Inequality for Hardy-Littlewood type function

Question

Consider $r\gt0,x\in R^n$ and the average of a 1-Lipschitz function $u:R^n\longrightarrow R$ over the $B(x,r) $ $$u_{r}(x)=\frac{1}{Vol(B(x,r))}\int_{B(x,r)}u(z)dz$$

Then there is an absolute constant such that $$\Vert\nabla{u_{r}}(x)-\nabla{u_{r}(y)}\Vert_{2}\leq{\frac{c\sqrt{n}}{r}}\Vert{x-y}\Vert_{2}$$

we can transform and use the unit ball instead along with $u(x+rz)$ and Leibniz rule to differentiate under the integral.Then the $\sqrt{n} $ comes from bounding the norm of the gradient of $u$...but i can't get to the ratio $1/r$ which seems to come from the ratio of surface/volume...

Answer 1

Let $V_n(r)$ denote the volume of $n$-dimensional ball of radius $r$. The gradient of $u_r$ is the integral of $\nabla u$ over $B(x,r)$, divided by $V_n(r)$. (The gradient exists almost everywhere, and is bounded by $1$.) How much do the integrals $\int_{B(x,r)}\nabla u$ and $\int_{B(y,r)}\nabla u$ differ?

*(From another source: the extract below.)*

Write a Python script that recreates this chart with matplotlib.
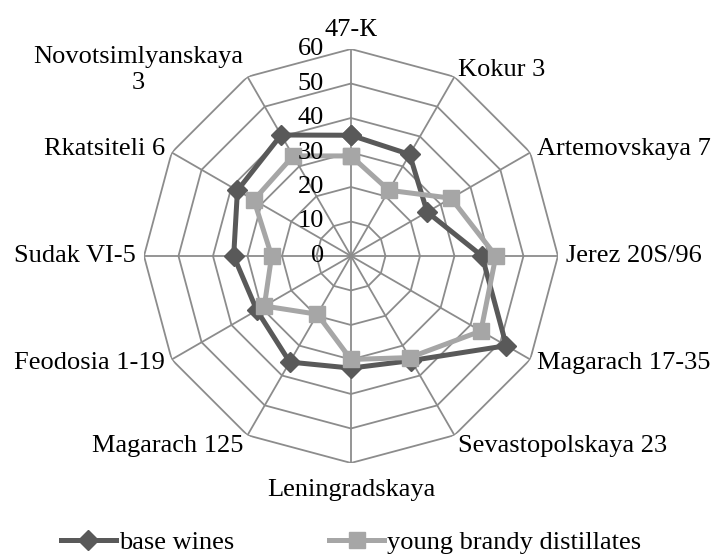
import numpy as np
import matplotlib
matplotlib.use("Agg")
import matplotlib.pyplot as plt
from matplotlib.lines import Line2D

categories = ["47-К", "Kokur 3", "Artemovskaya 7", "Jerez 20S/96", "Magarach 17-35",
              "Sevastopolskaya 23", "Leningradskaya", "Magarach 125", "Feodosia 1-19",
              "Sudak VI-5", "Rkatsiteli 6", "Novotsimlyanskaya\n3"]
base_wines = [35, 34, 25.5, 38, 52, 35, 32.5, 35.5, 31.5, 34, 38, 40.5]
young_brandy = [29, 22, 33.5, 42, 43.5, 34, 30, 19.5, 29, 23, 32.5, 33.5]
radial_ticks = [0, 10, 20, 30, 40, 50, 60]

plt.rcParams['font.family'] = ['Liberation Serif', 'DejaVu Serif']
FS = 19
DARK = '#595959'
LIGHT = '#a6a6a6'
GRID = '#8c8c8c'

fig = plt.figure(figsize=(7.17, 5.55), dpi=100)
ax = fig.add_axes([0.2008, 0.1658, 0.5774, 0.7459], projection='polar')
ax.set_theta_zero_location('N')
ax.set_theta_direction(-1)
ax.set_ylim(0, radial_ticks[-1])
ax.grid(False)
ax.spines['polar'].set_visible(False)
ax.set_xticks([])
ax.set_yticks([])
ax.patch.set_visible(False)

n = len(categories)
theta = np.arange(n) * 2 * np.pi / n
theta_c = np.append(theta, theta[0])

# grid polygons
for r in radial_ticks[1:]:
    ax.plot(theta_c, [r] * (n + 1), color=GRID, lw=1.3, zorder=1)
for t in theta:
    ax.plot([t, t], [0, radial_ticks[-1]], color=GRID, lw=1.3, zorder=1)

# data
bw = np.append(base_wines, base_wines[0])
yb = np.append(young_brandy, young_brandy[0])
ax.plot(theta_c, bw, color=DARK, lw=3.6, marker='D', markersize=10, zorder=3, clip_on=False)
ax.plot(theta_c, yb, color=LIGHT, lw=3.6, marker='s', markersize=11.5, zorder=4, clip_on=False)

# radial tick labels
for r in radial_ticks:
    ax.annotate(str(r), xy=(0, r), xytext=(-27, 0), textcoords='offset pixels',
                ha='right', va='center', fontsize=FS, color='black', zorder=5)

# category labels
rmax = radial_ticks[-1]
for t, lab in zip(theta, categories):
    s, c = np.sin(t), np.cos(t)
    off = 8
    dx, dy = off * s, off * c
    if abs(s) < 0.1:
        ha = 'center'
        if c > 0:
            va = 'bottom'
        else:
            va = 'top'
            dy = -16
    else:
        ha = 'left' if s > 0 else 'right'
        if c < -0.8:
            va = 'top'
            dy = 0
        else:
            va = 'center'
    ax.annotate(lab, xy=(t, rmax), xytext=(dx, dy), textcoords='offset pixels',
                ha=ha, va=va, fontsize=FS, multialignment='center', annotation_clip=False)

handles = [Line2D([], [], color=DARK, lw=3.6, marker='D', markersize=10),
           Line2D([], [], color=LIGHT, lw=3.6, marker='s', markersize=11.5)]
fig.legend(handles, ['base wines', 'young brandy distillates'], loc='center',
           bbox_to_anchor=(351 / 717, 1 - 542 / 555), ncol=2, frameon=False,
           fontsize=FS, handlelength=2.1, handletextpad=0.1, columnspacing=3.6,
           numpoints=1)

fig.savefig('out.png', dpi=100)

The volume of symmetric difference $B(x,r)\triangle B(y,r)$ is at most $2\|x-y\| V_{n-1}(r)$, because if this set is stacked onto $(n-1)$-dimensional cross section, its thickness is at most $2\|x-y\|$. Thus, $$ \left\| \int_{B(x,r)}\nabla u - \int_{B(y,r)}\nabla u \right\| \le 2\|x-y\| V_{n-1}(r) $ $$ Dividing by $V_n(r)$ yields $$ \Vert\nabla{u_{r}}(x)-\nabla{u_{r}(y)}\Vert \le \frac{2V_{n-1}(r)}{V_{n}(r)} \|x-y\| $$ There's a relevant recursion formula: $$ \frac{V_{n-1}(r)}{V_{n}(r)} = \frac{1}{r}\frac{\Gamma(n/2+1)}{\sqrt{\pi} \Gamma((n+1)/2)} $$ Stirling's formula shows that the latter ratio is asymptotic to $\sqrt{n}$.